USS Theodore Roosevelt sailor dies from coronavirus days after sacked captain said navy 'cannot allow a single sailor to perish'
A sailor aboard the USS Theodore Roosevelt has died after testing positive for the novel coronavirus, just days after its captain was removed for penning a letter sounding the alarm about an outbreak on the ship.
The Navy did not disclose the name of the sailor, who died after he was admitted to the intensive care unit of a US Navy hospital on Thursday, April 9. He was reportedly an older member of the crew and was removed from the ship and placed in an isolation house on Naval Base Guam.
He was found unresponsive during a daily medical check on April 9, following which crew members and an onsite medical team administered CPR and emergency responders were notified.
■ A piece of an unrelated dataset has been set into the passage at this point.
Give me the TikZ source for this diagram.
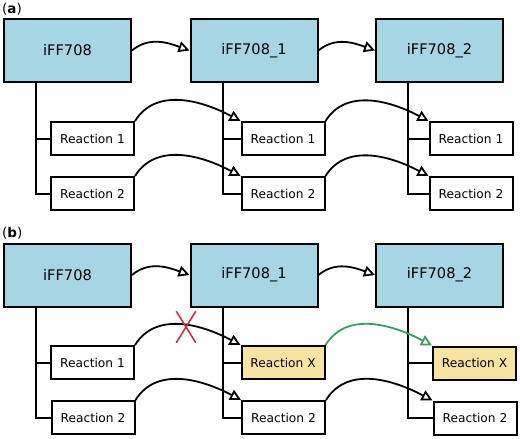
\documentclass[tikz,border=0pt]{standalone}
\usepackage{fontspec}
\setmainfont{DejaVu Sans}
\usetikzlibrary{arrows.meta,shapes.misc}
\definecolor{modelblue}{HTML}{A6D5E4}
\definecolor{rxnyellow}{HTML}{F9E3A1}
\definecolor{gapgreen}{HTML}{3A9E64}
\definecolor{cutred}{HTML}{D7263A}

\tikzset{
	model/.style={draw,line width=2pt,fill=modelblue,minimum width=127pt,minimum height=63pt,inner sep=0pt,font=\fontsize{14.6}{16}\selectfont},
	rxn/.style={draw,line width=2pt,fill=white,minimum width=83pt,minimum height=33pt,inner sep=0pt,font=\fontsize{12.2}{14}\selectfont},
	rxnx/.style={rxn,fill=rxnyellow},
	link/.style={-{Triangle[open,length=11pt,width=11pt]},line width=1.8pt},
	tree/.style={line width=2pt},
	panel/.style={anchor=north west,inner sep=0pt,font=\fontsize{13.5}{15}\selectfont}
}

\begin{document}
\begin{tikzpicture}[x=1pt,y=1pt]
					\useasboundingbox (0,0) rectangle (520,-439);

					% (a) copying the model
					\node[panel] (lbla) at (2,-3) {(\textbf{a})};
					\node[model] (a0) at (67.5,-50.5) {iFF708};
					\node[model] (a1) at (254,-50.5) {iFF708\_1};
					\node[model] (a2) at (439.5,-50.5) {iFF708\_2};

					\node[rxn] (a01) at (92.5,-138.5) {Reaction 1};
					\node[rxn] (a02) at (92.5,-193.5) {Reaction 2};
					\node[rxn] (a11) at (283,-138.5) {Reaction 1};
					\node[rxn] (a12) at (283,-193.5) {Reaction 2};
					\node[rxn] (a21) at (471,-138.5) {Reaction 1};
					\node[rxn] (a22) at (471,-193.5) {Reaction 2};

					\draw[tree] ([xshift=32.5pt]a0.south west) |- (a01.west);
					\draw[tree] ([xshift=32.5pt]a0.south west) |- (a02.west);
					\draw[tree] ([xshift=33pt]a1.south west) |- (a11.west);
					\draw[tree] ([xshift=33pt]a1.south west) |- (a12.west);
					\draw[tree] ([xshift=33pt]a2.south west) |- (a21.west);
					\draw[tree] ([xshift=33pt]a2.south west) |- (a22.west);

					\draw[link] (a0.east) to[out=40,in=160] (a1.west);
					\draw[link] (a1.east) to[out=40,in=160] (a2.west);
					\draw[link] (a01.north east) to[out=58,in=152] (a11.north west);
					\draw[link] (a02.north east) to[out=58,in=152] (a12.north west);
					\draw[link] (a11.north east) to[out=58,in=152] (a21.north west);
					\draw[link] (a12.north east) to[out=58,in=152] (a22.north west);

					% (b) a reaction replaced
					\node[panel] (lblb) at (2,-227) {(\textbf{b})};
					\node[model] (b0) at (67.5,-275) {iFF708};
					\node[model] (b1) at (254,-275) {iFF708\_1};
					\node[model] (b2) at (439.5,-275) {iFF708\_2};

					\node[rxn] (b01) at (92.5,-362.5) {Reaction 1};
					\node[rxn] (b02) at (93,-417.5) {Reaction 2};
					\node[rxnx] (b11) at (283,-362.5) {Reaction X};
					\node[rxn] (b12) at (283.5,-417.5) {Reaction 2};
					\node[rxnx] (b21) at (474.5,-363) {Reaction X};
					\node[rxn] (b22) at (475,-418) {Reaction 2};

					\draw[tree] ([xshift=32.5pt]b0.south west) |- (b01.west);
					\draw[tree] ([xshift=32.5pt]b0.south west) |- (b02.west);
					\draw[tree] ([xshift=33pt]b1.south west) |- (b11.west);
					\draw[tree] ([xshift=33pt]b1.south west) |- (b12.west);
					\draw[tree] ([xshift=33pt]b2.south west) |- (b21.west);
					\draw[tree] ([xshift=33pt]b2.south west) |- (b22.west);

					\draw[link] (b0.east) to[out=40,in=160] (b1.west);
					\draw[link] (b1.east) to[out=40,in=160] (b2.west);
					\draw[link] (b01.north east) to[out=58,in=152] (b11.north west);
					\draw[link] (b02.north east) to[out=58,in=152] (b12.north west);
					\draw[link,gapgreen] (b11.north east) to[out=58,in=152] (b21.north west);
					\draw[link] (b12.north east) to[out=58,in=152] (b22.north west);

					\node[cross out,draw=cutred,line width=1.5pt,minimum width=18pt,minimum height=30pt,inner sep=0pt] (cut) at (186,-327) {};
				\end{tikzpicture}
\end{document}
A US defense official also revealed that four further sailors from the ship had been transferred to the hospital. "Over the weekend, four additional Theodore Roosevelt Sailors were admitted to the hospital for monitoring. All are in stable condition, none are in ICU or on ventilators," the official said.
Close to 600 of the 5,000-odd sailors on the USS Theodore Roosevelt have tested positive for COVID-19, with fears that many more have been infected as well. The Navy said 92% of the crew members had already been tested for the virus. A little over 4,000 have been moved ashore and quarantined.
The nuclear-powered aircraft carrier has been in the news after its Captain, Brett Crozier, was fired by Navy leaders who said he "demonstrated extremely poor judgment" and created a panic by sending a letter pleading for help for the ship.
In the strongly-worded four-page letter that made its way to the media, Crozier wrote they were "not at war, and therefore cannot allow a single Sailor to perish as a result of this pandemic unnecessarily" and criticized what he termed was the Navy's "inappropriate focus" on testing.
He said that testing alone would not stop the spread of the virus and that because none of the berthings on the warship was appropriate for quarantine or isolation, the best course of action would be to move personnel off the ship into "shore-based group restrict movement locations."
Crozier said the ship's environment was conducive to spread the disease and slammed the "ineffectiveness of the current strategy" that had seen only a small percentage of the crew moved off the ship.
He pointed to the failure of using a similar strategy on the Diamond Princess, a cruise ship where 619 of the 3,700 passengers tested positive for COVID-19 and concluded by stating that "decisive action is required" before again asking that the sailors be taken off the Roosevelt.
"There are challenges associated with securing individualized lodging for our crew," he wrote. "This will require a political solution but it is the right thing to do. We are not at war. Sailors do not need to die. If we do not act now, we are failing to properly take care of our most trust asset - our Sailors."
Shortly after penning the letter, Crozier was removed from his position on the ship by Acting Navy Secretary Thomas Modly, who said he had "allowed the complexity of the challenge of the COVID breakout on the ship to overwhelm his ability to act professionally."